Copy the data precisely, character for character, and leave out every picture.
[Start Data section]
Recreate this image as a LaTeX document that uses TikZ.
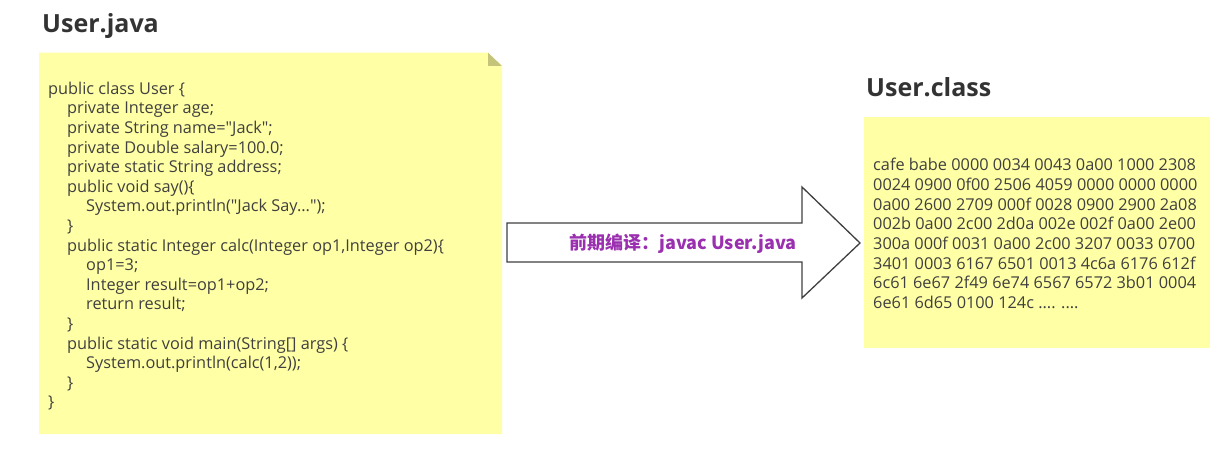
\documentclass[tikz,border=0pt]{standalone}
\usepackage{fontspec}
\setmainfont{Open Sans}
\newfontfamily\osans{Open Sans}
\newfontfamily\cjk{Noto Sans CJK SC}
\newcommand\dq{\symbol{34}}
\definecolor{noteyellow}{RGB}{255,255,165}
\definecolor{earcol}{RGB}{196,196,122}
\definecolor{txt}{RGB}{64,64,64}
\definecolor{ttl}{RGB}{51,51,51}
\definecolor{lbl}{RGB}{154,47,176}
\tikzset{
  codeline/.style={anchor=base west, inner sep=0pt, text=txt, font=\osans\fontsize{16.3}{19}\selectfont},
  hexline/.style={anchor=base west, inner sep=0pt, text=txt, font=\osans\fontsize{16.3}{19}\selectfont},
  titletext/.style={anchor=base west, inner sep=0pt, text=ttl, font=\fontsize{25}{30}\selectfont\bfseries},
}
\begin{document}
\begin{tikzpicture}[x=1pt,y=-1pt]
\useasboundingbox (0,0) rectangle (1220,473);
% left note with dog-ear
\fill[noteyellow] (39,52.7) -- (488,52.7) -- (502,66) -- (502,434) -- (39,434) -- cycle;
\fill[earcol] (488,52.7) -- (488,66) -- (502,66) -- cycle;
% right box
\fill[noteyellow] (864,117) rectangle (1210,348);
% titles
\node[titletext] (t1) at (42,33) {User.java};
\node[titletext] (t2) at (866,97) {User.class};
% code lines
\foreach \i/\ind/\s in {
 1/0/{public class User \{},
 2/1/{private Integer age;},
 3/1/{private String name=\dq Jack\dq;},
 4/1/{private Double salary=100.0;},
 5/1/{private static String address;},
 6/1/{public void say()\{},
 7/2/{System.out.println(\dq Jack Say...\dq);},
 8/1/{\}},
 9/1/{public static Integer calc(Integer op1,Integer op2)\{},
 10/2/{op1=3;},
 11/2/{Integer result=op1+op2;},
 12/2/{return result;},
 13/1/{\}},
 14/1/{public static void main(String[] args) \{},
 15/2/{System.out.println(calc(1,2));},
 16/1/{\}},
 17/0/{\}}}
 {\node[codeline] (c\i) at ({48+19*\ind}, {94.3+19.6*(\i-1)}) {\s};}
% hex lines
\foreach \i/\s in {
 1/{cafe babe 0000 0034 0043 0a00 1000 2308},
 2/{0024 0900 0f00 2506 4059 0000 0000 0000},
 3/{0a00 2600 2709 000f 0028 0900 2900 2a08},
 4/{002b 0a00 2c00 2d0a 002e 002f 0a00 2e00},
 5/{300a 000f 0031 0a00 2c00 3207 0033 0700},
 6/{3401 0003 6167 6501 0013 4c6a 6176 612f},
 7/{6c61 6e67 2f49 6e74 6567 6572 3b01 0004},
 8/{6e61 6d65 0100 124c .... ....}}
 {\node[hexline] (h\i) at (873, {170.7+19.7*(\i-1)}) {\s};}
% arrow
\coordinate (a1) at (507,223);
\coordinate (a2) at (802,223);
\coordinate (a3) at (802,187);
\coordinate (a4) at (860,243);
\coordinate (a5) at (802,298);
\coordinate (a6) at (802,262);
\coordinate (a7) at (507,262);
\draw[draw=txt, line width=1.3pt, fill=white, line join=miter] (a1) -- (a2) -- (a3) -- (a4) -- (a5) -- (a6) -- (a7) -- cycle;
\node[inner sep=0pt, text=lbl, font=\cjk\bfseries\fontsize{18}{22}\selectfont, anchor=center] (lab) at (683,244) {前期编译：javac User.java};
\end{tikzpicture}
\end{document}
[End Data section]
The output:
Recreate this image as a LaTeX document that uses TikZ.
\documentclass[tikz,border=0pt]{standalone}
\usepackage{fontspec}
\setmainfont{Open Sans}
\newfontfamily\osans{Open Sans}
\newfontfamily\cjk{Noto Sans CJK SC}
\newcommand\dq{\symbol{34}}
\definecolor{noteyellow}{RGB}{255,255,165}
\definecolor{earcol}{RGB}{196,196,122}
\definecolor{txt}{RGB}{64,64,64}
\definecolor{ttl}{RGB}{51,51,51}
\definecolor{lbl}{RGB}{154,47,176}
\tikzset{
  codeline/.style={anchor=base west, inner sep=0pt, text=txt, font=\osans\fontsize{16.3}{19}\selectfont},
  hexline/.style={anchor=base west, inner sep=0pt, text=txt, font=\osans\fontsize{16.3}{19}\selectfont},
  titletext/.style={anchor=base west, inner sep=0pt, text=ttl, font=\fontsize{25}{30}\selectfont\bfseries},
}
\begin{document}
\begin{tikzpicture}[x=1pt,y=-1pt]
\useasboundingbox (0,0) rectangle (1220,473);
% left note with dog-ear
\fill[noteyellow] (39,52.7) -- (488,52.7) -- (502,66) -- (502,434) -- (39,434) -- cycle;
\fill[earcol] (488,52.7) -- (488,66) -- (502,66) -- cycle;
% right box
\fill[noteyellow] (864,117) rectangle (1210,348);
% titles
\node[titletext] (t1) at (42,33) {User.java};
\node[titletext] (t2) at (866,97) {User.class};
% code lines
\foreach \i/\ind/\s in {
 1/0/{public class User \{},
 2/1/{private Integer age;},
 3/1/{private String name=\dq Jack\dq;},
 4/1/{private Double salary=100.0;},
 5/1/{private static String address;},
 6/1/{public void say()\{},
 7/2/{System.out.println(\dq Jack Say...\dq);},
 8/1/{\}},
 9/1/{public static Integer calc(Integer op1,Integer op2)\{},
 10/2/{op1=3;},
 11/2/{Integer result=op1+op2;},
 12/2/{return result;},
 13/1/{\}},
 14/1/{public static void main(String[] args) \{},
 15/2/{System.out.println(calc(1,2));},
 16/1/{\}},
 17/0/{\}}}
 {\node[codeline] (c\i) at ({48+19*\ind}, {94.3+19.6*(\i-1)}) {\s};}
% hex lines
\foreach \i/\s in {
 1/{cafe babe 0000 0034 0043 0a00 1000 2308},
 2/{0024 0900 0f00 2506 4059 0000 0000 0000},
 3/{0a00 2600 2709 000f 0028 0900 2900 2a08},
 4/{002b 0a00 2c00 2d0a 002e 002f 0a00 2e00},
 5/{300a 000f 0031 0a00 2c00 3207 0033 0700},
 6/{3401 0003 6167 6501 0013 4c6a 6176 612f},
 7/{6c61 6e67 2f49 6e74 6567 6572 3b01 0004},
 8/{6e61 6d65 0100 124c .... ....}}
 {\node[hexline] (h\i) at (873, {170.7+19.7*(\i-1)}) {\s};}
% arrow
\coordinate (a1) at (507,223);
\coordinate (a2) at (802,223);
\coordinate (a3) at (802,187);
\coordinate (a4) at (860,243);
\coordinate (a5) at (802,298);
\coordinate (a6) at (802,262);
\coordinate (a7) at (507,262);
\draw[draw=txt, line width=1.3pt, fill=white, line join=miter] (a1) -- (a2) -- (a3) -- (a4) -- (a5) -- (a6) -- (a7) -- cycle;
\node[inner sep=0pt, text=lbl, font=\cjk\bfseries\fontsize{18}{22}\selectfont, anchor=center] (lab) at (683,244) {前期编译：javac User.java};
\end{tikzpicture}
\end{document}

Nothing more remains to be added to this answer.